While being cross-examined by Maina’s lawyer, Mr. Afam Osigwe, denied being involved in money laundering or fraudulently scheme while he worked as a banker between 2008 and 2012. He insisted that though his name was listed as a Director with shares in Cluster Logistics, the firm his brother used its account to conduct transactions, he told the court that he never personally signed the account documents.
“As a director in Cluster Logistics, I am the lowest shareholder in the company and as at the time my friend registered the company with my consent, he wrote my name and signed it. “In the same way, he was the person that signed the resolution with one Abubakar Mohammed who signed as the secretary. “When I was informed that I was given shares and made a director in the company, I accepted it. “I accepted the resolution that authorized the account opening, even though it was my friend that signed and wrote my name on it”.
However, he admitted that standard banking practice required that identify and particulars of any signatory to an account must be ascertained and verified. “We have to also visit the contact address to confirm that the individual lives there and that the address actually exist. This is why as part of the Know Your Customer, KYC, we have to write a verification report. “An account will not be authorised in the banking data base, unless the details are authenticated through the verification process. “Besides being a civil servant, my brother was also involved in farming. He has a farm along Keffi Road, Nasarawa State.
“I am an experienced banker. I underwent so many trainings that included anti-money laundering trainings. “I am aware that under the Money Laundering Prohibition Act, no individual can make a cash payment of N500, 000 or its equivalent in foreign exchange”. He admitted that it is not an acceptable practice in banking for a person who is not a signatory to an account to sign instruments for transaction in the account. The witness said he could not confirm if it was Maina’s phone number that was attached to the account opening package. “This is because it has been many years since I left the bank.

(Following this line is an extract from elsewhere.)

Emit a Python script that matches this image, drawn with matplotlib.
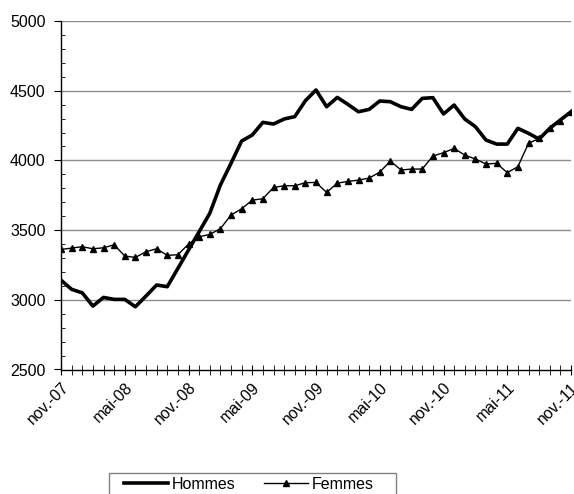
import numpy as np
import matplotlib.pyplot as plt
from matplotlib.ticker import MultipleLocator
from matplotlib.patches import Rectangle

plt.rcParams['font.family'] = ['Liberation Sans', 'DejaVu Sans']

# Séries mensuelles nov-07 -> nov-11
mois = ["nov.-07", "mai-08", "nov.-08", "mai-09", "nov.-09",
        "mai-10", "nov.-10", "mai-11", "nov.-11"]

hommes = [3141, 3075, 3050, 2955, 3017, 3003, 3003, 2950, 3027, 3106,
          3094, 3225, 3357, 3488, 3620, 3823, 3979, 4139, 4182, 4273,
          4261, 4297, 4314, 4428, 4505, 4385, 4452, 4402, 4349, 4366,
          4426, 4421, 4385, 4366, 4445, 4450, 4333, 4397, 4297, 4242,
          4146, 4117, 4117, 4230, 4194, 4153, 4230, 4290, 4349]

femmes = [3361, 3371, 3381, 3366, 3373, 3395, 3314, 3304, 3345, 3366,
          3319, 3323, 3400, 3452, 3469, 3510, 3608, 3653, 3715, 3725,
          3806, 3818, 3818, 3840, 3842, 3770, 3837, 3849, 3859, 3873,
          3916, 3995, 3931, 3938, 3938, 4031, 4055, 4086, 4038, 4010,
          3974, 3979, 3912, 3955, 4122, 4158, 4230, 4285, 4345]

x = np.arange(len(hommes))

W, H = 574, 494
fig = plt.figure(figsize=(W / 100, H / 100), dpi=100)
ax = fig.add_axes([61 / W, 1 - 369.5 / H, 510 / W, 348.5 / H])

# grille horizontale
for v in [3000, 3500, 4000, 4500, 5000]:
    ax.axhline(v, color="#8c8c8c", lw=1, zorder=0)

ax.plot(x, hommes, color="black", lw=2.6, label="Hommes", zorder=3)
ax.plot(x, femmes, color="black", lw=1, marker="^", markersize=5,
        label="Femmes", zorder=4)

ax.set_xlim(0, len(hommes) - 1)
ax.set_ylim(2500, 5000)

ax.set_yticks([2500, 3000, 3500, 4000, 4500, 5000])
ax.yaxis.set_minor_locator(MultipleLocator(100))
ax.tick_params(axis="y", which="major", direction="out", length=5,
               labelsize=11.5, pad=6, color="black")
ax.tick_params(axis="y", which="minor", direction="in", length=3)

ax.set_xticks(np.arange(0, len(hommes), 6))
ax.set_xticklabels(mois, rotation=45, ha="right", rotation_mode="anchor")
ax.xaxis.set_minor_locator(MultipleLocator(1))
ax.tick_params(axis="x", which="both", direction="inout", length=7,
               labelsize=11.5, pad=4)

for s in ["top", "right"]:
    ax.spines[s].set_visible(False)
ax.spines["left"].set_linewidth(1)
ax.spines["bottom"].set_linewidth(1)

# cadre de la légende (coupé par le bas de l'image, comme l'original)
fig.patches.append(Rectangle((109.5 / W, -0.05), (396 - 109.5) / W,
                             0.05 + 1 - 472.5 / H, transform=fig.transFigure,
                             fill=False, edgecolor="#808080", lw=1))

fig.legend(loc="center left", bbox_to_anchor=(124 / W, 1 - 484 / H),
           ncol=2, fontsize=11.5, frameon=False,
           handlelength=2.75, handletextpad=0.25, columnspacing=1.75,
           borderpad=0, borderaxespad=0)

fig.savefig("out.png", dpi=100)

“I did not fill the account opening package, although I viewed and verified the identity card which was driver’s licence of the account holder. But the completion and filling of the form, which is KYC, was done by my colleague, Toyin Meseke”. Trial Justice Okon Abang adjourned the case till Friday for further cross-examination of the witness.
Aside allegation that the former PRTT boss who is on trial for alleged fraud totalling about N2bn, used fictitious names to open and operate various bank accounts, EFCC, in the charge marked FHC/ABJ/CR/256/2019, alleged that he used the 2nd defendant to launder funds, part of which was used to acquire landed properties in Abuja.
It alleged that Maina recruited his relatives that were staff of both the United Bank for Africa, UBA, and Fidelity Bank Plc, to operate fake bank accounts through which illicit funds were channelled.
The prosecution told the court that contrary to financial regulations, the two banks, opened phony accounts for the defendant, without conducting due diligence to ascertain the true identities of the owners. It told the court that some of the bogus names Maina used to operate the accounts in a bid to conceal his true identity, included Aliyu Nafisatu and Dr. Abdullahi A. Fisal.